July 20, 2018

 

VIA EDGAR

 

U.S. Securities and Exchange Commission 

Division of Corporation Finance 

100 F Street N.E. 

Washington, D.C. 20549 

Attn:Greg Dundas

 

Re:Akoustis Technologies, Inc.
Registration Statement on Form S-1
Filed June 25, 2018
File No. 333-225870

 

Dear Mr. Dundas:

 

On behalf of Akoustis Technologies, Inc. (the “Company”), we submit this letter providing a response to the verbal comment communicated by the Staff of the Securities and Exchange Commission (the “Staff”) on July 12, 2018 with respect to the Company’s Registration Statement on Form S-1 (File No. 333-225870) (the “Registration Statement”).

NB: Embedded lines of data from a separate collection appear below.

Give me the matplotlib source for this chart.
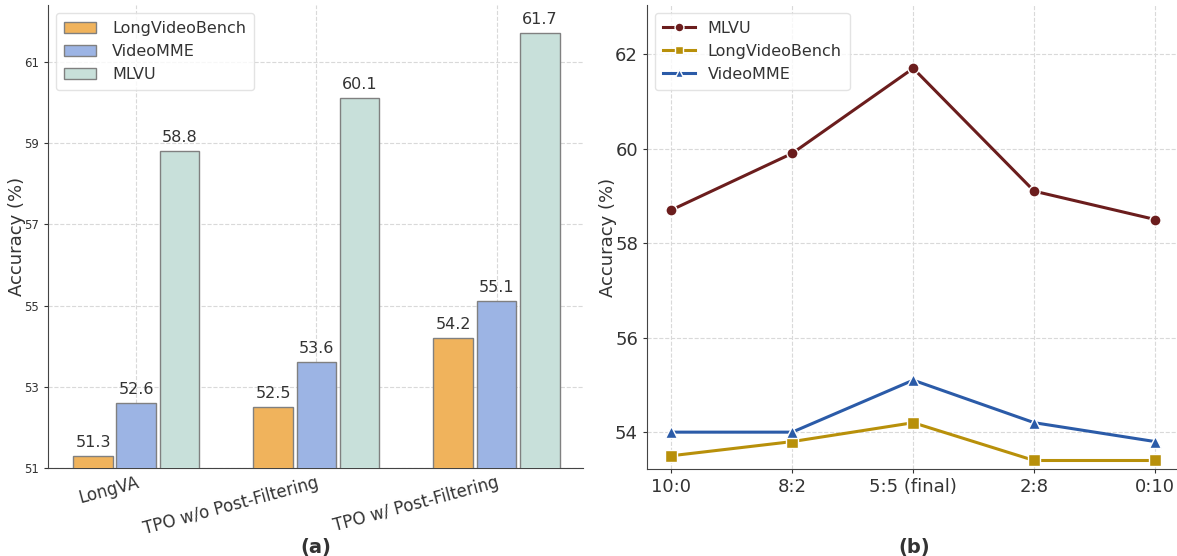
import numpy as np
import matplotlib
matplotlib.use("Agg")
import matplotlib.pyplot as plt

# data
models = ["LongVA", "TPO w/o Post-Filtering", "TPO w/ Post-Filtering"]
bar_series = ["LongVideoBench", "VideoMME", "MLVU"]
bar_lvb = [51.3, 52.5, 54.2]
bar_vmme = [52.6, 53.6, 55.1]
bar_mlvu = [58.8, 60.1, 61.7]

ratios = ["10:0", "8:2", "5:5 (final)", "2:8", "0:10"]
line_mlvu = [58.7, 59.9, 61.7, 59.1, 58.5]
line_lvb = [53.5, 53.8, 54.2, 53.4, 53.4]
line_vmme = [54.0, 54.0, 55.1, 54.2, 53.8]

txt = "#333333"
plt.rcParams["font.family"] = "DejaVu Sans"
plt.rcParams["text.color"] = txt
plt.rcParams["axes.labelcolor"] = txt
plt.rcParams["xtick.color"] = txt
plt.rcParams["ytick.color"] = txt

W, H = 1177, 556
fig = plt.figure(figsize=(W / 100, H / 100), dpi=100)

# ---- (a) bars
ax1 = fig.add_axes([48 / W, (H - 468) / H, (583 - 48) / W, (468 - 5) / H])
x = np.arange(len(models))
w = 0.22
off = 0.24
bar_colors = ["#f0b35c", "#9cb4e4", "#c8e0da"]
for i, (vals, name) in enumerate(zip([bar_lvb, bar_vmme, bar_mlvu], bar_series)):
    bars = ax1.bar(x + (i - 1) * off, vals, w, color=bar_colors[i],
                   edgecolor="#808080", linewidth=1.0, label=name, zorder=3)
    for b, v in zip(bars, vals):
        ax1.text(b.get_x() + b.get_width() / 2, v + 0.15, f"{v}", ha="center",
                 va="bottom", fontsize=11.5, color=txt)
ax1.set_ylim(51, 62.4)
ax1.set_xlim(-0.49, 2.48)
ax1.set_yticks([51, 53, 55, 57, 59, 61])
ax1.tick_params(axis="y", labelsize=8.5, length=3)
ax1.set_xticks(x)
ax1.set_xticklabels(models, rotation=15, ha="right", fontsize=12,
                    rotation_mode="anchor")
ax1.tick_params(axis="x", length=0, pad=4)
ax1.set_ylabel("Accuracy (%)", fontsize=13)
ax1.yaxis.set_label_coords(-0.042, 0.5)
ax1.grid(True, linestyle="--", color="#d9d9d9", linewidth=0.8, zorder=0)
ax1.spines["top"].set_visible(False)
ax1.spines["right"].set_visible(False)
ax1.spines["left"].set_color("#444444")
ax1.spines["bottom"].set_color("#444444")
ax1.legend(loc="upper left", fontsize=11.5, frameon=True, edgecolor="#dddddd",
           borderpad=0.5, labelspacing=0.5, handlelength=2.0,
           handletextpad=1.0)

# ---- (b) lines
ax2 = fig.add_axes([647 / W, (H - 469) / H, (1177 - 647) / W, (469 - 5) / H])
xr = np.arange(len(ratios))
ax2.plot(xr, line_mlvu, "-o", color="#6b1d1d", lw=2.2, ms=8,
         markeredgecolor="white", markeredgewidth=1, label="MLVU", zorder=3)
ax2.plot(xr, line_lvb, "-s", color="#b8900a", lw=2.2, ms=8,
         markeredgecolor="white", markeredgewidth=1, label="LongVideoBench", zorder=3)
ax2.plot(xr, line_vmme, "-^", color="#2b5ba8", lw=2.2, ms=8,
         markeredgecolor="white", markeredgewidth=1, label="VideoMME", zorder=3)
ax2.set_xlim(-0.2, 4.18)
ax2.set_ylim(53.22, 63.04)
ax2.set_yticks([54, 56, 58, 60, 62])
ax2.set_xticks(xr)
ax2.set_xticklabels(ratios)
ax2.tick_params(axis="both", labelsize=13, length=3)
ax2.set_ylabel("Accuracy (%)", fontsize=13)
ax2.yaxis.set_label_coords(-0.057, 0.5)
ax2.grid(True, linestyle="--", color="#d9d9d9", linewidth=0.8, zorder=0)
ax2.spines["top"].set_visible(False)
ax2.spines["right"].set_visible(False)
ax2.spines["left"].set_color("#444444")
ax2.spines["bottom"].set_color("#444444")
ax2.legend(loc="upper left", fontsize=11.5, frameon=True, edgecolor="#dddddd",
           borderpad=0.5, labelspacing=0.5, handlelength=2.0,
           handletextpad=0.8, markerscale=0.8)

fig.text(316 / W, 1 - 547 / H, "(a)", ha="center", va="center",
         fontsize=14, fontweight="bold")
fig.text(914 / W, 1 - 547 / H, "(b)", ha="center", va="center",
         fontsize=14, fontweight="bold")

fig.savefig("out.png", dpi=100)
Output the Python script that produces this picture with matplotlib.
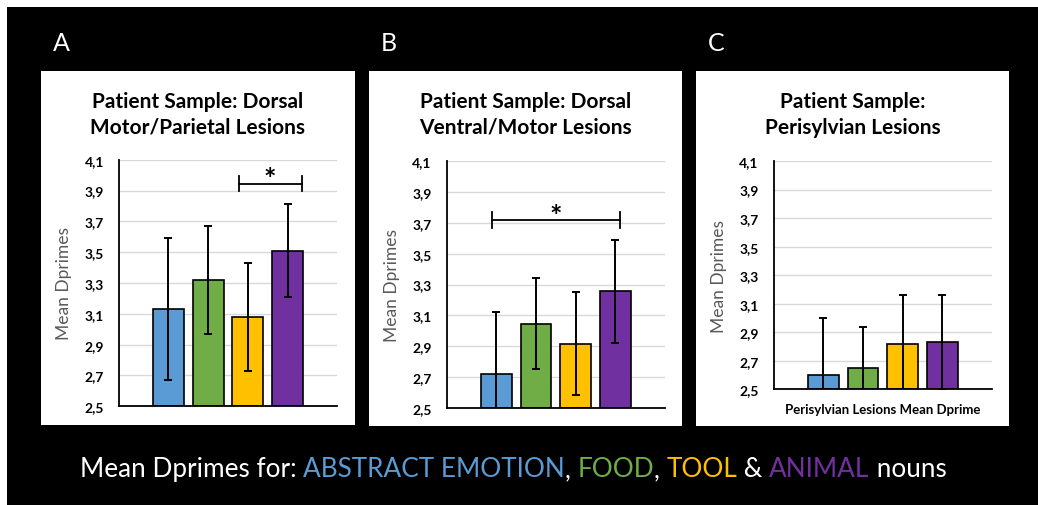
import matplotlib
matplotlib.use("Agg")
import matplotlib.pyplot as plt
from matplotlib.patches import Rectangle

# ---- data -------------------------------------------------------------
categories = ["ABSTRACT EMOTION", "FOOD", "TOOL", "ANIMAL"]
colors = ["#5B9BD5", "#70AD47", "#FFC000", "#7030A0"]

means_a = [3.13, 3.32, 3.08, 3.51]
errs_a = [0.46, 0.35, 0.35, 0.30]

means_b = [2.72, 3.045, 2.915, 3.255]
errs_b = [0.40, 0.295, 0.335, 0.335]

means_c = [2.60, 2.65, 2.82, 2.83]
errs_c = [0.40, 0.29, 0.34, 0.33]

yticks = [2.5, 2.7, 2.9, 3.1, 3.3, 3.5, 3.7, 3.9, 4.1]
ytick_labels = ["2,5", "2,7", "2,9", "3,1", "3,3", "3,5", "3,7", "3,9", "4,1"]

titles = ["Patient Sample: Dorsal\nMotor/Parietal Lesions",
          "Patient Sample: Dorsal\nVentral/Motor Lesions",
          "Patient Sample:\nPerisylvian Lesions"]
panel_letters = ["A", "B", "C"]
ylabel = "Mean Dprimes"
xlabel_c = "Perisylvian Lesions Mean Dprime"

# ---- figure -----------------------------------------------------------
W, H = 1038, 506
DPI = 100
FONT = "Lato"
plt.rcParams["font.family"] = [FONT, "DejaVu Sans"]

fig = plt.figure(figsize=(W / DPI, H / DPI), dpi=DPI, facecolor="white")


def frac_rect(x0, y0, x1, y1):
    """pixel box (top-left origin) -> figure fraction rect"""
    return [x0 / W, 1 - y1 / H, (x1 - x0) / W, (y1 - y0) / H]


# black backdrop
bg = fig.add_axes([0, 0, 1, 1], zorder=-10)
bg.set_axis_off()
bg.set_xlim(0, W)
bg.set_ylim(H, 0)
bg.add_patch(Rectangle((7, 8), W - 7, H - 8, facecolor="black", edgecolor="none"))

# white chart panels
panels = [(41, 72, 355, 426), (369, 72, 682, 427), (696, 72, 1009, 427)]
for (x0, y0, x1, y1) in panels:
    bg.add_patch(Rectangle((x0, y0), x1 - x0, y1 - y0, facecolor="white", edgecolor="none"))

# panel letters
for (x0, y0, x1, y1), letter in zip(panels, panel_letters):
    bg.text(x0 + 12, 51, letter, color="white", fontsize=18, ha="left", va="baseline")

# panel titles
for (x0, y0, x1, y1), title in zip(panels, titles):
    cx = (x0 + x1) / 2
    l1, l2 = title.split("\n")
    bg.text(cx, 107.5, l1, fontsize=15, fontweight="bold", ha="center", va="baseline", color="black")
    bg.text(cx, 133.5, l2, fontsize=15, fontweight="bold", ha="center", va="baseline", color="black")

axes_boxes = [(119.3, 160.7, 336.7, 407.3),
              (447.0, 162.3, 664.7, 408.7),
              (774.0, 162.0, 991.7, 390.3)]

series = [(means_a, errs_a), (means_b, errs_b), (means_c, errs_c)]

bar_w = 0.142
step = 0.1826
xpos = [0.5 + (i - 1.5) * step for i in range(len(categories))]

axes = []
for box, (m, e) in zip(axes_boxes, series):
    ax = fig.add_axes(frac_rect(*box))
    ax.set_facecolor("white")
    ax.set_xlim(0, 1)
    ax.set_ylim(2.5, 4.1)
    for y in yticks[1:]:
        ax.axhline(y, color="#D9D9D9", lw=1.0, zorder=0)
    ax.bar(xpos, [v - 2.5 for v in m], bottom=2.5, width=bar_w, color=colors,
           edgecolor="black", linewidth=1.2, zorder=2)
    ax.errorbar(xpos, m, yerr=e, fmt="none", ecolor="black", elinewidth=1.4,
                capsize=3.2, capthick=1.4, zorder=3)
    ax.set_yticks(yticks)
    ax.set_yticklabels(ytick_labels, fontsize=10, fontweight="bold")
    ax.tick_params(axis="y", length=0, pad=11)
    ax.set_xticks([])
    for s in ("top", "right"):
        ax.spines[s].set_visible(False)
    for s in ("left", "bottom"):
        ax.spines[s].set_linewidth(1.3)
        ax.spines[s].set_color("black")
    ax.set_ylabel(ylabel, fontsize=12.5, color="#595959")
    ax.yaxis.set_label_coords(-0.216, 0.5)
    axes.append(ax)

axes[2].set_xlabel(xlabel_c, fontsize=9.5, fontweight="bold", labelpad=10)


def bracket(ax, x0, x1, y, tick, star_x, star_y):
    ax.plot([x0, x1], [y, y], color="black", lw=1.3, zorder=4, clip_on=False)
    for x in (x0, x1):
        ax.plot([x, x], [y - tick, y + tick], color="black", lw=1.3, zorder=4, clip_on=False)
    ax.text(star_x, star_y, "*", fontsize=21, fontweight="bold", ha="center", va="center",
            zorder=4)


bracket(axes[0], 0.549, 0.839, 3.944, 0.047, 0.690, 3.975)
bracket(axes[1], 0.208, 0.793, 3.719, 0.050, 0.499, 3.747)

# ---- multi-coloured caption -----------------------------------------
pieces = [("Mean Dprimes for: ", "white"),
          (categories[0], colors[0]),
          (", ", "white"),
          (categories[1], colors[1]),
          (", ", "white"),
          (categories[2], colors[2]),
          (" & ", "white"),
          (categories[3], colors[3]),
          (" nouns", "white")]

cap_size = 18.8
renderer = fig.canvas.get_renderer()


def text_width(s):
    t = bg.text(0, 0, s, fontsize=cap_size)
    w = t.get_window_extent(renderer).width
    t.remove()
    return w


full = "".join(p for p, _ in pieces)
bar_w_ref = text_width("|")
total = text_width(full + "|") - bar_w_ref
x_start = 513 - total / 2
prefix = ""
for s, c in pieces:
    off = text_width(prefix + "|") - bar_w_ref if prefix else 0.0
    bg.text(x_start + off, 477, s, fontsize=cap_size, color=c, ha="left", va="baseline")
    prefix += s

fig.savefig("out.png", dpi=DPI, facecolor="white")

Simultaneously with the submission of this letter, the Company is filing via EDGAR Amendment No. 1 to the Registration Statement reflecting the matters discussed herein.

 

Below we have noted the Staff’s comment in bold face type and the Company’s response in regular type.

 

We note your statement on page 29 that “[t]he indenture is not qualified under the Trust Indenture Act of 1939 (the ‘TIA’) and we are not required to comply with the provisions of the TIA.”  Please tell us the exemption from the Trust Indenture Act that you are relying on or otherwise provide a basis for your statement.

 

Response: The Company acknowledges the Staff’s comment and has revised disclosure on page 29 of Amendment No. 1 to delete the statement that the indenture is not qualified under the TIA and that the Company is not required to comply with the provisions of the TIA. In this connection, the Company is filing as Exhibit 25.1 to Amendment No. 1 a Form T-1 under the TIA with respect to the indenture.

 

We appreciate your time and attention to the Company’s response to the Staff’s comment. Should you have any questions, please call me at (704) 331-7406.

 

  Very truly yours,
   
 

/s/ Sean M. Jones

 

  Sean M. Jones

 

cc:           Andrew Wright (Akoustis Technologies, Inc.)